Reproduce all the lines exactly as they stand, apart from the pictures.

· · · ·

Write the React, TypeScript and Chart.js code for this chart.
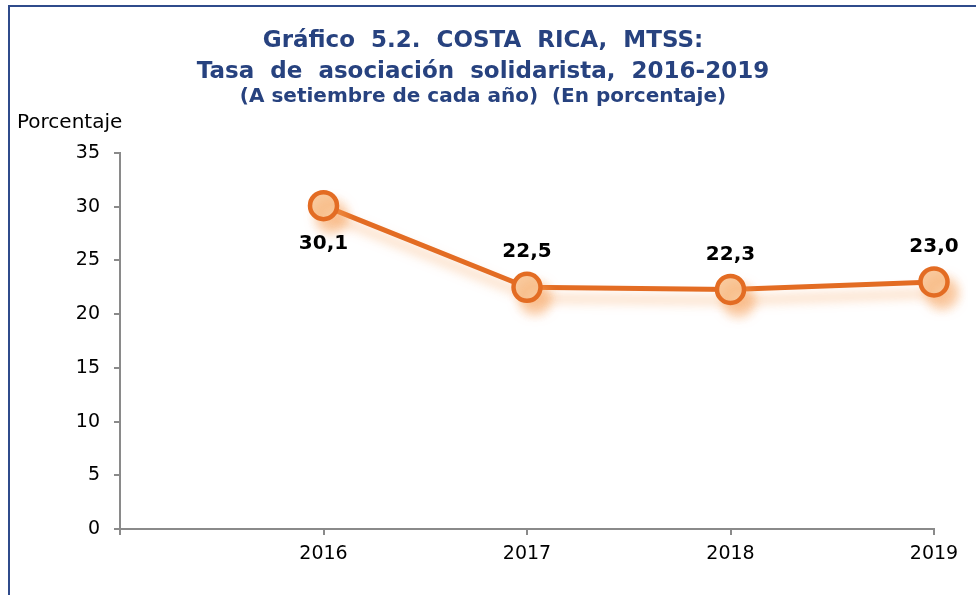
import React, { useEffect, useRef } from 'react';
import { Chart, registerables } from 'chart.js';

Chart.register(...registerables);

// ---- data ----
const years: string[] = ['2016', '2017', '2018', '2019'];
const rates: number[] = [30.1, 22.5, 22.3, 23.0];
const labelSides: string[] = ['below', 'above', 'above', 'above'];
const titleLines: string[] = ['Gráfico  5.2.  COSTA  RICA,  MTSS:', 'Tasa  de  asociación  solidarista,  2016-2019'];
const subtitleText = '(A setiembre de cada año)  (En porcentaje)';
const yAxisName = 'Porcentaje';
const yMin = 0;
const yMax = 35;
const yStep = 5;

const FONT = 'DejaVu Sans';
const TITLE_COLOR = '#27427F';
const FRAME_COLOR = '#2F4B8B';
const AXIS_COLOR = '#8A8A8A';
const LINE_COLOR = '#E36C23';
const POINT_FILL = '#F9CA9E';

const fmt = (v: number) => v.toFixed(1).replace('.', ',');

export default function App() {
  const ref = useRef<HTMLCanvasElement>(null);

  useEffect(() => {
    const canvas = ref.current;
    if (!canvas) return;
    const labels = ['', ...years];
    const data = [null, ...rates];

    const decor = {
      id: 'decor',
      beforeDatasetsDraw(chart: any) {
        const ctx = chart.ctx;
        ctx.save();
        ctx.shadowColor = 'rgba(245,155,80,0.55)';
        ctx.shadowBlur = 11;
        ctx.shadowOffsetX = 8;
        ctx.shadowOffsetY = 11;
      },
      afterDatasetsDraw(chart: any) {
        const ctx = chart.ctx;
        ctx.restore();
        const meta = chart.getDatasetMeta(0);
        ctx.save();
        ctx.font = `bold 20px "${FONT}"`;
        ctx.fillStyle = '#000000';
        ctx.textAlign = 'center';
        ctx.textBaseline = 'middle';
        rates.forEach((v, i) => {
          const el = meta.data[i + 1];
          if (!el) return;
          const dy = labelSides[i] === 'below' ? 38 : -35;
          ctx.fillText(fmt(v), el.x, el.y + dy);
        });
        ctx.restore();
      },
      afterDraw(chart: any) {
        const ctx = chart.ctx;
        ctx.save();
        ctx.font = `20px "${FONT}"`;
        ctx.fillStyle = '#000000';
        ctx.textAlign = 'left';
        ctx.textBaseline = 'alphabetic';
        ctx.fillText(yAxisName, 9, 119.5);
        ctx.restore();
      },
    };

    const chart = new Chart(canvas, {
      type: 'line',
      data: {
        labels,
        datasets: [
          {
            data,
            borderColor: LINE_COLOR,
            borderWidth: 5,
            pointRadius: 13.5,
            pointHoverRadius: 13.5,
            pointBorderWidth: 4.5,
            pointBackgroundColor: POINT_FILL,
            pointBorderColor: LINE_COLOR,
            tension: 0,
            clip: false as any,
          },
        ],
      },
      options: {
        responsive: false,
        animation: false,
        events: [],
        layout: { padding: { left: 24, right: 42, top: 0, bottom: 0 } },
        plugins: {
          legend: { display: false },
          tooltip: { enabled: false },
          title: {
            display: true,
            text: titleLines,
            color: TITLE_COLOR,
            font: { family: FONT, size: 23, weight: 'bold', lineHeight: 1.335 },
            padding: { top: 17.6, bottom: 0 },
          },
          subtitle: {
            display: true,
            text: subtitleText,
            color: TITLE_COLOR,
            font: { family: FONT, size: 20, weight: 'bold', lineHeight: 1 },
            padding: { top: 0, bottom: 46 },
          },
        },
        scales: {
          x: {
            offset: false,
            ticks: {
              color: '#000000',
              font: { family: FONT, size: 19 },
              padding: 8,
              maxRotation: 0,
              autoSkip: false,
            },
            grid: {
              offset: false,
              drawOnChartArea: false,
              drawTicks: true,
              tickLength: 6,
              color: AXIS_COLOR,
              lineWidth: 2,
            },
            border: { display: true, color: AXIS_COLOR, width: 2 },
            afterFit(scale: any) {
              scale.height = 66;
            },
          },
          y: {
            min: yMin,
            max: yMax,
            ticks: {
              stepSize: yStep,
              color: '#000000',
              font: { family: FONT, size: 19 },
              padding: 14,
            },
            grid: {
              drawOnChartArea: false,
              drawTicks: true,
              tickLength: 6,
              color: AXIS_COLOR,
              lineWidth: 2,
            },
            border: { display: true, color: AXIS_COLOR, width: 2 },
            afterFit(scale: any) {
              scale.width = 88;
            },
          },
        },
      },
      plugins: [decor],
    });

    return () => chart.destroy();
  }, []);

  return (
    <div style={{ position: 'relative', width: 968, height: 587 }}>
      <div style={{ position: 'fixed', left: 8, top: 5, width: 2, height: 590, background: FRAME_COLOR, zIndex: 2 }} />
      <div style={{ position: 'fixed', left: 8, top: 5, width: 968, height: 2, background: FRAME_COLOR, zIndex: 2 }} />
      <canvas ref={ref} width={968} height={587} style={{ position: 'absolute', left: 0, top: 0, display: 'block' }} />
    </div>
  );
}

· · · ·

## WRITTEN SOLUTION
Write the React, TypeScript and Chart.js code for this chart.
import React, { useEffect, useRef } from 'react';
import { Chart, registerables } from 'chart.js';

Chart.register(...registerables);

// ---- data ----
const years: string[] = ['2016', '2017', '2018', '2019'];
const rates: number[] = [30.1, 22.5, 22.3, 23.0];
const labelSides: string[] = ['below', 'above', 'above', 'above'];
const titleLines: string[] = ['Gráfico  5.2.  COSTA  RICA,  MTSS:', 'Tasa  de  asociación  solidarista,  2016-2019'];
const subtitleText = '(A setiembre de cada año)  (En porcentaje)';
const yAxisName = 'Porcentaje';
const yMin = 0;
const yMax = 35;
const yStep = 5;

const FONT = 'DejaVu Sans';
const TITLE_COLOR = '#27427F';
const FRAME_COLOR = '#2F4B8B';
const AXIS_COLOR = '#8A8A8A';
const LINE_COLOR = '#E36C23';
const POINT_FILL = '#F9CA9E';

const fmt = (v: number) => v.toFixed(1).replace('.', ',');

export default function App() {
  const ref = useRef<HTMLCanvasElement>(null);

  useEffect(() => {
    const canvas = ref.current;
    if (!canvas) return;
    const labels = ['', ...years];
    const data = [null, ...rates];

    const decor = {
      id: 'decor',
      beforeDatasetsDraw(chart: any) {
        const ctx = chart.ctx;
        ctx.save();
        ctx.shadowColor = 'rgba(245,155,80,0.55)';
        ctx.shadowBlur = 11;
        ctx.shadowOffsetX = 8;
        ctx.shadowOffsetY = 11;
      },
      afterDatasetsDraw(chart: any) {
        const ctx = chart.ctx;
        ctx.restore();
        const meta = chart.getDatasetMeta(0);
        ctx.save();
        ctx.font = `bold 20px "${FONT}"`;
        ctx.fillStyle = '#000000';
        ctx.textAlign = 'center';
        ctx.textBaseline = 'middle';
        rates.forEach((v, i) => {
          const el = meta.data[i + 1];
          if (!el) return;
          const dy = labelSides[i] === 'below' ? 38 : -35;
          ctx.fillText(fmt(v), el.x, el.y + dy);
        });
        ctx.restore();
      },
      afterDraw(chart: any) {
        const ctx = chart.ctx;
        ctx.save();
        ctx.font = `20px "${FONT}"`;
        ctx.fillStyle = '#000000';
        ctx.textAlign = 'left';
        ctx.textBaseline = 'alphabetic';
        ctx.fillText(yAxisName, 9, 119.5);
        ctx.restore();
      },
    };

    const chart = new Chart(canvas, {
      type: 'line',
      data: {
        labels,
        datasets: [
          {
            data,
            borderColor: LINE_COLOR,
            borderWidth: 5,
            pointRadius: 13.5,
            pointHoverRadius: 13.5,
            pointBorderWidth: 4.5,
            pointBackgroundColor: POINT_FILL,
            pointBorderColor: LINE_COLOR,
            tension: 0,
            clip: false as any,
          },
        ],
      },
      options: {
        responsive: false,
        animation: false,
        events: [],
        layout: { padding: { left: 24, right: 42, top: 0, bottom: 0 } },
        plugins: {
          legend: { display: false },
          tooltip: { enabled: false },
          title: {
            display: true,
            text: titleLines,
            color: TITLE_COLOR,
            font: { family: FONT, size: 23, weight: 'bold', lineHeight: 1.335 },
            padding: { top: 17.6, bottom: 0 },
          },
          subtitle: {
            display: true,
            text: subtitleText,
            color: TITLE_COLOR,
            font: { family: FONT, size: 20, weight: 'bold', lineHeight: 1 },
            padding: { top: 0, bottom: 46 },
          },
        },
        scales: {
          x: {
            offset: false,
            ticks: {
              color: '#000000',
              font: { family: FONT, size: 19 },
              padding: 8,
              maxRotation: 0,
              autoSkip: false,
            },
            grid: {
              offset: false,
              drawOnChartArea: false,
              drawTicks: true,
              tickLength: 6,
              color: AXIS_COLOR,
              lineWidth: 2,
            },
            border: { display: true, color: AXIS_COLOR, width: 2 },
            afterFit(scale: any) {
              scale.height = 66;
            },
          },
          y: {
            min: yMin,
            max: yMax,
            ticks: {
              stepSize: yStep,
              color: '#000000',
              font: { family: FONT, size: 19 },
              padding: 14,
            },
            grid: {
              drawOnChartArea: false,
              drawTicks: true,
              tickLength: 6,
              color: AXIS_COLOR,
              lineWidth: 2,
            },
            border: { display: true, color: AXIS_COLOR, width: 2 },
            afterFit(scale: any) {
              scale.width = 88;
            },
          },
        },
      },
      plugins: [decor],
    });

    return () => chart.destroy();
  }, []);

  return (
    <div style={{ position: 'relative', width: 968, height: 587 }}>
      <div style={{ position: 'fixed', left: 8, top: 5, width: 2, height: 590, background: FRAME_COLOR, zIndex: 2 }} />
      <div style={{ position: 'fixed', left: 8, top: 5, width: 968, height: 2, background: FRAME_COLOR, zIndex: 2 }} />
      <canvas ref={ref} width={968} height={587} style={{ position: 'absolute', left: 0, top: 0, display: 'block' }} />
    </div>
  );
}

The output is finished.